**STATED EXERCISE:** Locate each line holding the string "this" and copy it.

**MATERIALS PROVIDED:**
_ _ _ _ _

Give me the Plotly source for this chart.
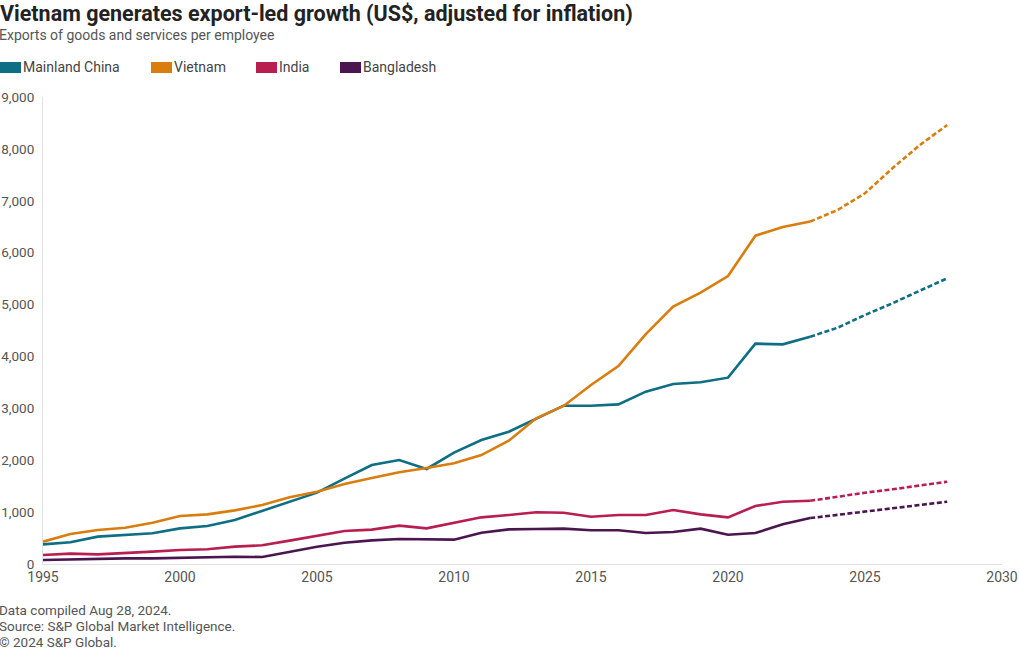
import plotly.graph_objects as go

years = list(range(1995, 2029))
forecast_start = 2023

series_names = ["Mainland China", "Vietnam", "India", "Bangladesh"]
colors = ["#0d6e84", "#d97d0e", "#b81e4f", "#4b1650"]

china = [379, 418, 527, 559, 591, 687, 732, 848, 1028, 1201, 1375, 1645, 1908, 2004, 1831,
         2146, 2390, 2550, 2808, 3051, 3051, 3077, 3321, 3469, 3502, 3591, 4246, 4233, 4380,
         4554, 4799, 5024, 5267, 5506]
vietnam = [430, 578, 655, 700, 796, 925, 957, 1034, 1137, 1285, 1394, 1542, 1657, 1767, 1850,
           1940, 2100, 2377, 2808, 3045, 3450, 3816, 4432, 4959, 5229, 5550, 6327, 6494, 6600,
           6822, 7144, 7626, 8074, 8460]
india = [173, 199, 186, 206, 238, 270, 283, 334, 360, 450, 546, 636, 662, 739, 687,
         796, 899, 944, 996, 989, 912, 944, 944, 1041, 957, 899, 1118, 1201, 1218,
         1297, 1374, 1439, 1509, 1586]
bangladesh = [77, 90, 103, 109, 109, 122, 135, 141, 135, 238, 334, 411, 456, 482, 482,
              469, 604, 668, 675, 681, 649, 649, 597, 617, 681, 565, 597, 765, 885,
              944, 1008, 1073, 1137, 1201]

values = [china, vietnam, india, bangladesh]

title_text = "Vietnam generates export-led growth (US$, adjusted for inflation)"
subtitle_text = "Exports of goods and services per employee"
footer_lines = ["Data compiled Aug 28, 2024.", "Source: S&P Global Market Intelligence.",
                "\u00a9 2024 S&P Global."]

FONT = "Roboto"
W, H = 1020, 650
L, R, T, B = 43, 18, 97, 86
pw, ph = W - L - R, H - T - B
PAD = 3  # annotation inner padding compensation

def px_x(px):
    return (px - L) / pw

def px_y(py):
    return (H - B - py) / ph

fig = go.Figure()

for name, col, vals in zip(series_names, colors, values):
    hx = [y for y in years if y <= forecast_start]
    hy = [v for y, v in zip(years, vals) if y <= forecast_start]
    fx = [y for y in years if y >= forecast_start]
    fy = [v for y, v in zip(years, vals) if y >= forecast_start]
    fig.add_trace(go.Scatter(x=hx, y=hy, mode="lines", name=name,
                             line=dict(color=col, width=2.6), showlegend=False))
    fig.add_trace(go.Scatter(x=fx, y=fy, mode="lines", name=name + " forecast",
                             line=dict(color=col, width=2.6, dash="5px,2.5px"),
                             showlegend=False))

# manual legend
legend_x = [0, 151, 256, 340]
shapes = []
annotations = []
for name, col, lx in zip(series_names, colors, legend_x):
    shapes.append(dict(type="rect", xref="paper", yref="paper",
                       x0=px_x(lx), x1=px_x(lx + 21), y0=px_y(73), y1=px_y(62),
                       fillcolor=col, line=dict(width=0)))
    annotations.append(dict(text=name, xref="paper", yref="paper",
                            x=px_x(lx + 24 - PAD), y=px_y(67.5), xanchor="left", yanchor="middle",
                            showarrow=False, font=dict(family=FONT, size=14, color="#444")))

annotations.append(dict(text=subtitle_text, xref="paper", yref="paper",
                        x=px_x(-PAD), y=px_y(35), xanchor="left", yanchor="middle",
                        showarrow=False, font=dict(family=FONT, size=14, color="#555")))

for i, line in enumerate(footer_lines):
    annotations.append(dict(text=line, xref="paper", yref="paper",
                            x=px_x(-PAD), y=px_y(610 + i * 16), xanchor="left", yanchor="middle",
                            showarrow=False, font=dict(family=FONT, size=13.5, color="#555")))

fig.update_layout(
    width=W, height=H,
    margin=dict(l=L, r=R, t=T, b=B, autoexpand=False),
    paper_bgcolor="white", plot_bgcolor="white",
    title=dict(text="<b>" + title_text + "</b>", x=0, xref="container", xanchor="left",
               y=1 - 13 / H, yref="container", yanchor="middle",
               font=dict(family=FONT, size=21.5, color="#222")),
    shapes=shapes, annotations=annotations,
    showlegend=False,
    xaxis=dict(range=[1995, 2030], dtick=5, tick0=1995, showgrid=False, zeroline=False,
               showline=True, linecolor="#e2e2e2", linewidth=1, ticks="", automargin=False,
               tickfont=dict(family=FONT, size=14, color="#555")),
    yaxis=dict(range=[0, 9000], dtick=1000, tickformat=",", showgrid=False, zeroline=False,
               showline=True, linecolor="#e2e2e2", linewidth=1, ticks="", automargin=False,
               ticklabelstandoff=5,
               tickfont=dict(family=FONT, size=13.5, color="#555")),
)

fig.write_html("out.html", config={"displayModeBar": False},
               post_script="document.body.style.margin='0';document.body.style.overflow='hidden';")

_ _ _ _ _

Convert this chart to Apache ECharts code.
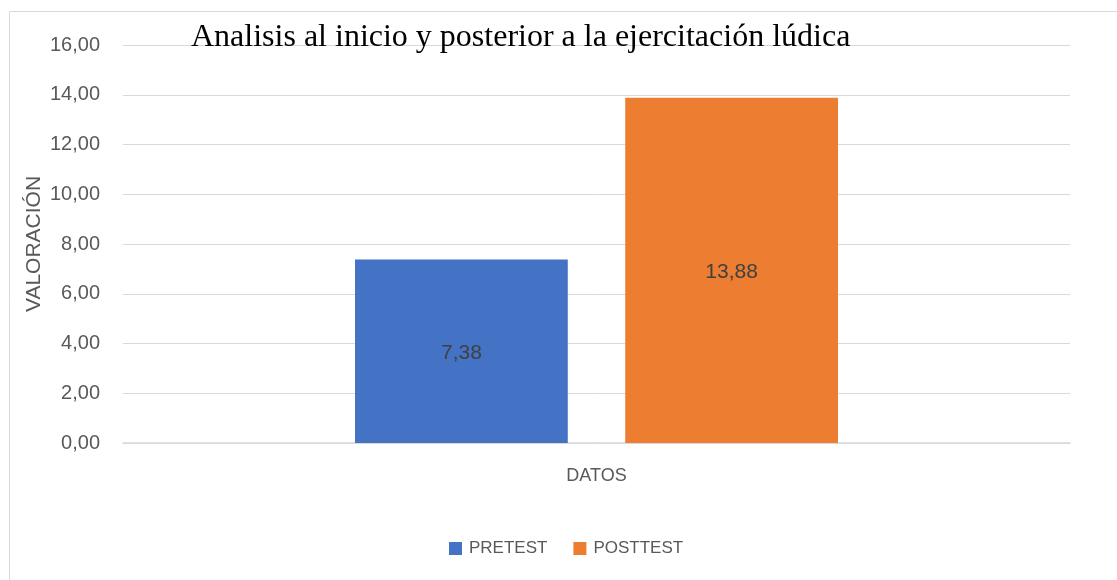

_ _ _ _ _

**TASK ANSWER:**
Give me the Plotly source for this chart.
Convert this chart to Apache ECharts code.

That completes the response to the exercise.